U.S. Rep. John Conyers (D-Detroit) and five other members of Congress joined a small group of soldiers and some soldiers’ parents in litigation yesterday against President Bush and Defense Secretary Donald Rumsfeld. The lawsuit hopes to restrict the president from initiating military action in Iraq without a declaration of war from Congress.

“We can claim that on October 14 Congress gave the president the power to do what he wanted in the Mideast,” Conyers said. “The lawsuit argues that that resolution didn’t give the president power to declare war on Iraq.”

A major point of the lawsuit states that Congress’ prerogative to declare war was given by the Constitution and thus cannot be taken or given away, even by a Congressional resolution like the one made last October.

But some legislators find this reasoning shaky, claiming that precedent makes this interpretation of the Constitution obsolete. “Congress, with an overwhelming majority … has given (many) presidents the ability to wage war without a declaration from Congress,” said Rep. Pete Hoekstra (R-Holland), adding Congress has not made a formal declaration of war since World War II.

But Conyers claims there is no precedent for this sort of action. “(A declaration of war) isn’t required anymore? Wrong,” he said. “We have to look at each situation individually. … Korea was a U.N. action, Vietnam was a police action and (a special Congressional resolution) got us through the Gulf War.”

Conyers said many citizens are grateful for this lawsuit. “I’ve got thousands of people calling me from all over the country, thanking me that the Constitution means what it says and no one can change that, not even King George.”

But Hoekstra said Conyers’ action is premature. “We’re predicting what the president may do with incomplete information. … The president has decided that going to war is not an appropriate use of force today, but that may all change in the next two to four weeks,” he said. “When we get all the information, we will have some better indication as to what an appropriate use of force is.”

Legal experts said litigations like this have a history of failure.

“We had this in the Vietnam War,” said University of California at Berkeley constitutional law Prof. Jesse Choper. “The complainant lost (and) the courts refused to grant what they wanted – injunctions or declaratory judgments. … The bottom line is that, although you may find an occasional federal district judge that will occasionally go along, it doesn’t last – the courts won’t touch it.”

“This is a political question, not a judicial one,” he added.

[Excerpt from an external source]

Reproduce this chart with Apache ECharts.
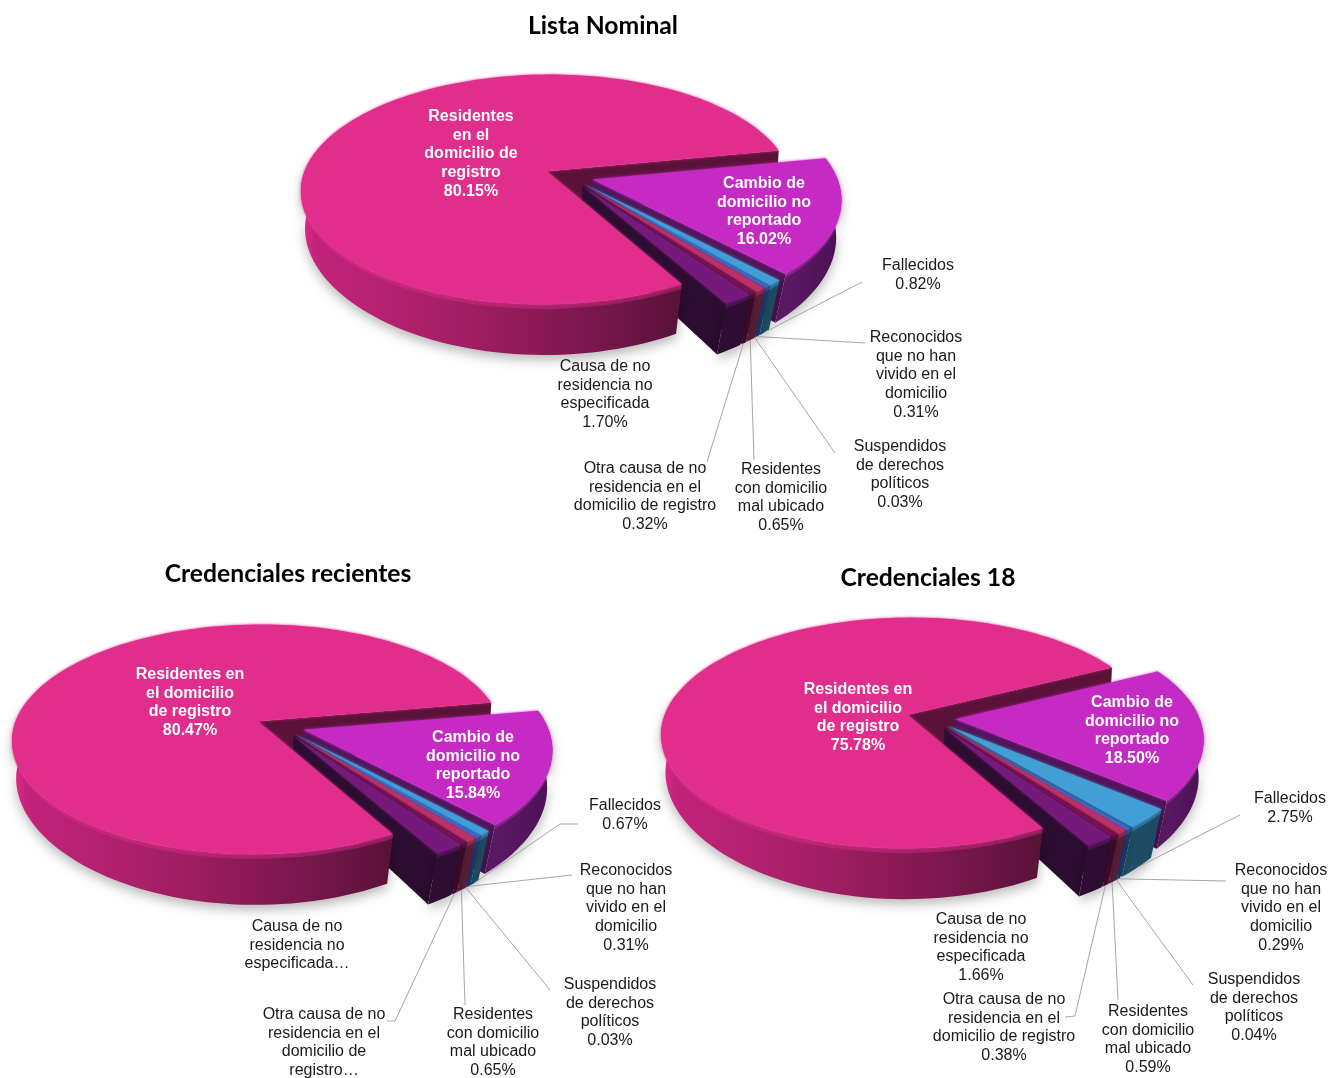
<!DOCTYPE html>
<html><head><meta charset="utf-8">
<style>html,body{margin:0;padding:0;background:#fff}#c{width:1332px;height:1078px}</style>
<script src="https://cdn.jsdelivr.net/npm/echarts@6/dist/echarts.min.js"></script>
</head><body><div id="c"></div>
<script>
// ---- data ----
const chartTitles = ['Lista Nominal', 'Credenciales recientes', 'Credenciales 18'];
const categories = ['Residentes en el domicilio de registro','Cambio de domicilio no reportado','Fallecidos','Reconocidos que no han vivido en el domicilio','Suspendidos de derechos políticos','Residentes con domicilio mal ubicado','Otra causa de no residencia en el domicilio de registro','Causa de no residencia no especificada'];
const listaNominalValues = [80.15, 16.02, 0.82, 0.31, 0.03, 0.65, 0.32, 1.70];
const recientesValues = [80.47, 15.84, 0.67, 0.31, 0.03, 0.65, 0.32, 1.71];
const credenciales18Values = [75.78, 18.50, 2.75, 0.29, 0.04, 0.59, 0.38, 1.66];
const listaNominalText = [
 ['Residentes','en el','domicilio de','registro'],['Cambio de','domicilio no','reportado'],['Fallecidos'],
 ['Reconocidos','que no han','vivido en el','domicilio'],['Suspendidos','de derechos','políticos'],
 ['Residentes','con domicilio','mal ubicado'],['Otra causa de no','residencia en el','domicilio de registro'],
 ['Causa de no','residencia no','especificada']];
const recientesText = [
 ['Residentes en','el domicilio','de registro'],['Cambio de','domicilio no','reportado'],['Fallecidos'],
 ['Reconocidos','que no han','vivido en el','domicilio'],['Suspendidos','de derechos','políticos'],
 ['Residentes','con domicilio','mal ubicado'],['Otra causa de no','residencia en el','domicilio de','registro…'],
 ['Causa de no','residencia no','especificada…']];
const credenciales18Text = [
 ['Residentes en','el domicilio','de registro'],['Cambio de','domicilio no','reportado'],['Fallecidos'],
 ['Reconocidos','que no han','vivido en el','domicilio'],['Suspendidos','de derechos','políticos'],
 ['Residentes','con domicilio','mal ubicado'],['Otra causa de no','residencia en el','domicilio de registro'],
 ['Causa de no','residencia no','especificada']];

// ---- styles and layout ----
const sliceStyles = [
 {top:'#E12D8C', wall:'#5B1239', side:[[0,'#DE2A8A'],[0.04,'#C3237A'],[0.45,'#A01E62'],[0.85,'#6E1547'],[1,'#581238']]},
 {top:'#C52AC4', wall:'#4F1459', side:[[0,'#5E1A68'],[1,'#4A1253']]},
 {top:'#429FD6', wall:'#1C4A61', side:[[0,'#1F5068'],[1,'#1C4A61']]},
 {top:'#3569C8', wall:'#1D3A70', side:[[0,'#1D3A70'],[1,'#1D3A70']]},
 {top:'#7E57C2', wall:'#3A2A60', side:[[0,'#3A2A60'],[1,'#3A2A60']]},
 {top:'#BC3268', wall:'#5A1F38', side:[[0,'#5A1F38'],[1,'#5A1F38']]},
 {top:'#7A0F4E', wall:'#3A0828', side:[[0,'#4A0A30'],[1,'#3A0828']]},
 {top:'#751A7A', wall:'#2C0C30', side:[[0,'#2F0D33'],[1,'#2C0C30']]}
];
const FIRST_ANGLE = 60.5, EXPLODE = 0.1, A = 244, B = 113.5, K = 0.159, H = 43, BEVEL = 4;
const SHRINK_BASE = 0.01, SHRINK_FRONT = 0.05, HIDDEN_SIDE_FROM = 190;
// label: [centre x, first line centre y]; leader: elbow/end points
const layouts = [
 {ox:569, oy:176, lh:18.75, title:[598,9],
  labels:[[471,116.5],[764,183.5],[918,266],[916,337.5],[900,446.5],[781,469.5],[645,468.5],[605,366.5]],
  leaders:[null,null,[[862,282]],[[865,343]],[[835,453]],[[754,460]],[[707,462]],null]},
 {ox:280, oy:726, lh:18.75, title:[283,557],
  labels:[[190,674.5],[473,737.5],[625,805.5],[626,870.5],[610,984.5],[493,1014.5],[324,1014.5],[297,926.5]],
  leaders:[null,null,[[560,824],[578,824]],[[572,875]],[[550,990]],[[465,1005]],[[395,1021],[387,1021]],null]},
 {ox:931, oy:718, lh:18.75, title:[923,561],
  labels:[[858,689.5],[1132,702.5],[1290,798.5],[1281,870.5],[1254,979.5],[1148,1011.5],[1004,999.5],[981,919.5]],
  leaders:[null,null,[[1222,824],[1240,815]],[[1226,881]],[[1193,985]],[[1118,1000]],[[1075,1016],[1065,1017]],null]}
];
const allValues = [listaNominalValues, recientesValues, credenciales18Values];
const allText = [listaNominalText, recientesText, credenciales18Text];
const rad = d => d * Math.PI / 180;

function makeRender(pieIdx) {
  const L = layouts[pieIdx], values = allValues[pieIdx], texts = allText[pieIdx];
  const total = values.reduce((a, b) => a + b, 0);
  const proj = (X, Y, z) => {
    const f = 1 / (1 - K * Y);
    const shrink = (SHRINK_BASE + SHRINK_FRONT * Math.max(0, Y)) * z / H;
    return [L.ox + A * X * f * (1 - shrink), L.oy + (B * Y + z) * f];
  };
  return function (params, api) {
    const i = api.value(0), v = api.value(1);
    let before = 0;
    for (let j = 0; j < i; j++) before += values[j];
    const t1 = FIRST_ANGLE + before / total * 360, t2 = t1 + v / total * 360, mid = (t1 + t2) / 2;
    const dx = EXPLODE * Math.cos(rad(mid)), dy = EXPLODE * Math.sin(rad(mid));
    const at = (t, z) => proj(dx + Math.cos(rad(t)), dy + Math.sin(rad(t)), z);
    const apex = z => proj(dx, dy, z);
    const arc = (a, b, z) => {
      const steps = Math.max(2, Math.ceil((b - a) / 2)), r = [];
      for (let s = 0; s <= steps; s++) r.push(at(a + (b - a) * s / steps, z));
      return r;
    };
    const st = sliceStyles[i];
    const base = i === 0 ? 60 : 10 + i * 4;
    const sideEnd = Math.min(t2, t2 > 360 && t1 > 360 ? t2 : (t1 < HIDDEN_SIDE_FROM ? HIDDEN_SIDE_FROM : t2));
    const kids = [];
    // wall at the end of the slice
    kids.push({type:'polygon', z2: i === 0 ? 1 : base,
      shape:{points:[apex(0), at(t2,0), at(t2,H), apex(H)]}, style:{fill:st.wall}});
    // outer side (only the part that faces the viewer)
    kids.push({type:'polygon', z2: base + 1, shape:{points:arc(t1, sideEnd, 0).concat(arc(t1, sideEnd, H).reverse())},
      style:{fill:{type:'linear',x:0,y:0,x2:1,y2:0,colorStops:st.side.map(c=>({offset:c[0],color:c[1]}))},
             shadowBlur: 12, shadowColor:'rgba(0,0,0,0.28)', shadowOffsetY:5}});
    // soft bevel
    kids.push({type:'polygon', z2: base + 2, shape:{points:arc(t1, sideEnd, 0).concat(arc(t1, sideEnd, BEVEL).reverse())},
      style:{fill:st.top, opacity:0.4}});
    // top face
    kids.push({type:'polygon', z2: base + 3, shape:{points:[apex(0)].concat(arc(t1, t2, 0))},
      style:{fill:st.top, shadowBlur:3, shadowColor:st.top}});
    // leader
    const lead = L.leaders[i];
    if (lead) {
      kids.push({type:'polyline', z2:150, shape:{points:[at(mid, H)].concat(lead)},
        style:{stroke:'#A6A6A6', lineWidth:1, fill:null}});
    }
    // label
    const lines = texts[i].slice();
    if (!/…$/.test(lines[lines.length - 1])) lines.push(v.toFixed(2) + '%');
    const inside = i < 2, lab = L.labels[i];
    lines.forEach((s, n) => kids.push({type:'text', z2:200, style:{
      text:s, x:lab[0], y:lab[1] + n * L.lh, align:'center', verticalAlign:'middle',
      fill: inside ? '#FFFFFF' : '#1A1A1A', fontFamily:'"Liberation Sans", Arial, sans-serif',
      fontSize:16, fontWeight: inside ? 'bold' : 'normal'}}));
    return {type:'group', children:kids};
  };
}

const chart = echarts.init(document.getElementById('c'), null, {renderer:'canvas'});
chart.setOption({
  backgroundColor:'#FFFFFF',
  animation:false,
  title: chartTitles.map((t, i) => ({text:t, left:layouts[i].title[0], top:layouts[i].title[1], textAlign:'center',
    textStyle:{fontFamily:'Lato', fontWeight:'bold', fontSize:24.7, color:'#000000'}})),
  series: allValues.map((vals, p) => ({
    type:'custom', coordinateSystem:'none', silent:true, clip:false,
    renderItem: makeRender(p),
    data: vals.map((v, i) => ({name:categories[i], value:[i, v]}))
  }))
});
</script></body></html>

Other experts, like Georgetown University Constitutional Law Prof. Susan Bloch said his actions are most likely not motivated by a hope of winning this case. “There’s a lot of hurdles and I think he knows that,” she said. “It’s a way of his group showing their disapproval of Bush’s actions”

“I doubt he thinks he will win,” she added.

But some students like LSA junior Megan Stevenson said she applauds Conyers for making the lawsuit. “Having people present opposing viewpoints is healthy,” she said.